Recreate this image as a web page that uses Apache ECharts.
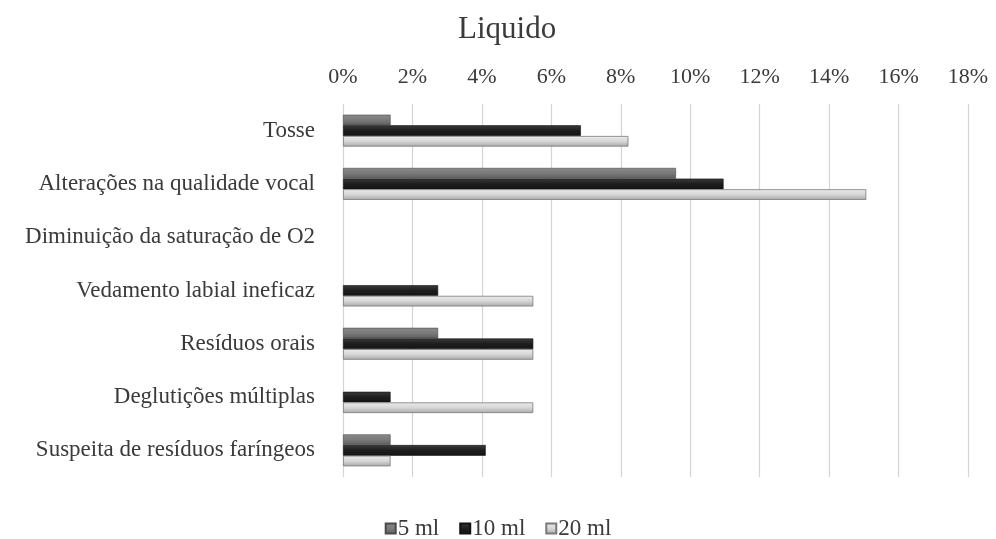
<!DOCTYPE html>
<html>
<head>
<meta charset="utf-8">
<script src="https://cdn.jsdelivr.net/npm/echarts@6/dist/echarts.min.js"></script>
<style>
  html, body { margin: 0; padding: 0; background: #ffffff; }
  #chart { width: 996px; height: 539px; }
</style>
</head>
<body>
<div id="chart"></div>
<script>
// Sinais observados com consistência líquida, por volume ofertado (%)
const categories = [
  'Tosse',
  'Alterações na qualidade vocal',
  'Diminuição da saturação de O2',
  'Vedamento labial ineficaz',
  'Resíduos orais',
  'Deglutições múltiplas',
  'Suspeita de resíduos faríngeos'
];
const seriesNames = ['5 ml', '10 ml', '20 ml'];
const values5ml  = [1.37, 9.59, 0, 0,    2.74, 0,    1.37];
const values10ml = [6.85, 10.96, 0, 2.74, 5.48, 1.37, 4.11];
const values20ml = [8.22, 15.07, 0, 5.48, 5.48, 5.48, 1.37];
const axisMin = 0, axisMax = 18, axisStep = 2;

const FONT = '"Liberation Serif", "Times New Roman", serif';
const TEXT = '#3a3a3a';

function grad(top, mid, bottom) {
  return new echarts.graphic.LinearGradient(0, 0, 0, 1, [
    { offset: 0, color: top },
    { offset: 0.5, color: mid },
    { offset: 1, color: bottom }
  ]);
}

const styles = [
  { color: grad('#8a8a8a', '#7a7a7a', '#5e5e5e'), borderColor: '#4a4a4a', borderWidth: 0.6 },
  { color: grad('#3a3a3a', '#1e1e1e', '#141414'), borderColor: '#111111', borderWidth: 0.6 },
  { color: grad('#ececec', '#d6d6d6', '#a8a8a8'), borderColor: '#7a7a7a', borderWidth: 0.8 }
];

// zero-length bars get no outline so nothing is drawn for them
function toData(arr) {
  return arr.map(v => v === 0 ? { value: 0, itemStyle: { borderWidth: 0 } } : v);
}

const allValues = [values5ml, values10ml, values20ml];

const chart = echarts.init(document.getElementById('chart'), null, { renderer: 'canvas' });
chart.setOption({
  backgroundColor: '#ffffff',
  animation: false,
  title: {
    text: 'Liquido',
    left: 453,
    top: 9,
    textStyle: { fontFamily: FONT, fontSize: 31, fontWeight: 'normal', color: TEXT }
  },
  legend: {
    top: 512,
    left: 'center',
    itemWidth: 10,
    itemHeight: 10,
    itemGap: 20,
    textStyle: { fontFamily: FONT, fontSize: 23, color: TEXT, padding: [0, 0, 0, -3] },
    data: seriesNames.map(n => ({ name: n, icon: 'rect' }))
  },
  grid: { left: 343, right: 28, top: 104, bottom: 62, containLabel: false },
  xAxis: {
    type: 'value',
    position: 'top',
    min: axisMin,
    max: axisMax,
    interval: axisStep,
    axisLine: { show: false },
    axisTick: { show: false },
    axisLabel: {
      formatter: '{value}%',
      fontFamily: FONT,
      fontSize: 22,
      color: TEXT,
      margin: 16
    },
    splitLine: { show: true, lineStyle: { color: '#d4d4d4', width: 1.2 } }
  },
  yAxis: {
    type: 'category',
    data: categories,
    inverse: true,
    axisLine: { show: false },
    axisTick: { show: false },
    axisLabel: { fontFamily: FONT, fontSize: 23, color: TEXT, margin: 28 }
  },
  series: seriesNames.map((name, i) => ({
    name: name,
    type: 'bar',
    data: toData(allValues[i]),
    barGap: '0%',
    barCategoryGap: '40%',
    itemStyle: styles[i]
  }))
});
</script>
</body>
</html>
□ □ □
Required work
Omit any images, then output the listing exactly.

Worked solution
Recreate this image as a web page that uses Apache ECharts.
<!DOCTYPE html>
<html>
<head>
<meta charset="utf-8">
<script src="https://cdn.jsdelivr.net/npm/echarts@6/dist/echarts.min.js"></script>
<style>
  html, body { margin: 0; padding: 0; background: #ffffff; }
  #chart { width: 996px; height: 539px; }
</style>
</head>
<body>
<div id="chart"></div>
<script>
// Sinais observados com consistência líquida, por volume ofertado (%)
const categories = [
  'Tosse',
  'Alterações na qualidade vocal',
  'Diminuição da saturação de O2',
  'Vedamento labial ineficaz',
  'Resíduos orais',
  'Deglutições múltiplas',
  'Suspeita de resíduos faríngeos'
];
const seriesNames = ['5 ml', '10 ml', '20 ml'];
const values5ml  = [1.37, 9.59, 0, 0,    2.74, 0,    1.37];
const values10ml = [6.85, 10.96, 0, 2.74, 5.48, 1.37, 4.11];
const values20ml = [8.22, 15.07, 0, 5.48, 5.48, 5.48, 1.37];
const axisMin = 0, axisMax = 18, axisStep = 2;

const FONT = '"Liberation Serif", "Times New Roman", serif';
const TEXT = '#3a3a3a';

function grad(top, mid, bottom) {
  return new echarts.graphic.LinearGradient(0, 0, 0, 1, [
    { offset: 0, color: top },
    { offset: 0.5, color: mid },
    { offset: 1, color: bottom }
  ]);
}

const styles = [
  { color: grad('#8a8a8a', '#7a7a7a', '#5e5e5e'), borderColor: '#4a4a4a', borderWidth: 0.6 },
  { color: grad('#3a3a3a', '#1e1e1e', '#141414'), borderColor: '#111111', borderWidth: 0.6 },
  { color: grad('#ececec', '#d6d6d6', '#a8a8a8'), borderColor: '#7a7a7a', borderWidth: 0.8 }
];

// zero-length bars get no outline so nothing is drawn for them
function toData(arr) {
  return arr.map(v => v === 0 ? { value: 0, itemStyle: { borderWidth: 0 } } : v);
}

const allValues = [values5ml, values10ml, values20ml];

const chart = echarts.init(document.getElementById('chart'), null, { renderer: 'canvas' });
chart.setOption({
  backgroundColor: '#ffffff',
  animation: false,
  title: {
    text: 'Liquido',
    left: 453,
    top: 9,
    textStyle: { fontFamily: FONT, fontSize: 31, fontWeight: 'normal', color: TEXT }
  },
  legend: {
    top: 512,
    left: 'center',
    itemWidth: 10,
    itemHeight: 10,
    itemGap: 20,
    textStyle: { fontFamily: FONT, fontSize: 23, color: TEXT, padding: [0, 0, 0, -3] },
    data: seriesNames.map(n => ({ name: n, icon: 'rect' }))
  },
  grid: { left: 343, right: 28, top: 104, bottom: 62, containLabel: false },
  xAxis: {
    type: 'value',
    position: 'top',
    min: axisMin,
    max: axisMax,
    interval: axisStep,
    axisLine: { show: false },
    axisTick: { show: false },
    axisLabel: {
      formatter: '{value}%',
      fontFamily: FONT,
      fontSize: 22,
      color: TEXT,
      margin: 16
    },
    splitLine: { show: true, lineStyle: { color: '#d4d4d4', width: 1.2 } }
  },
  yAxis: {
    type: 'category',
    data: categories,
    inverse: true,
    axisLine: { show: false },
    axisTick: { show: false },
    axisLabel: { fontFamily: FONT, fontSize: 23, color: TEXT, margin: 28 }
  },
  series: seriesNames.map((name, i) => ({
    name: name,
    type: 'bar',
    data: toData(allValues[i]),
    barGap: '0%',
    barCategoryGap: '40%',
    itemStyle: styles[i]
  }))
});
</script>
</body>
</html>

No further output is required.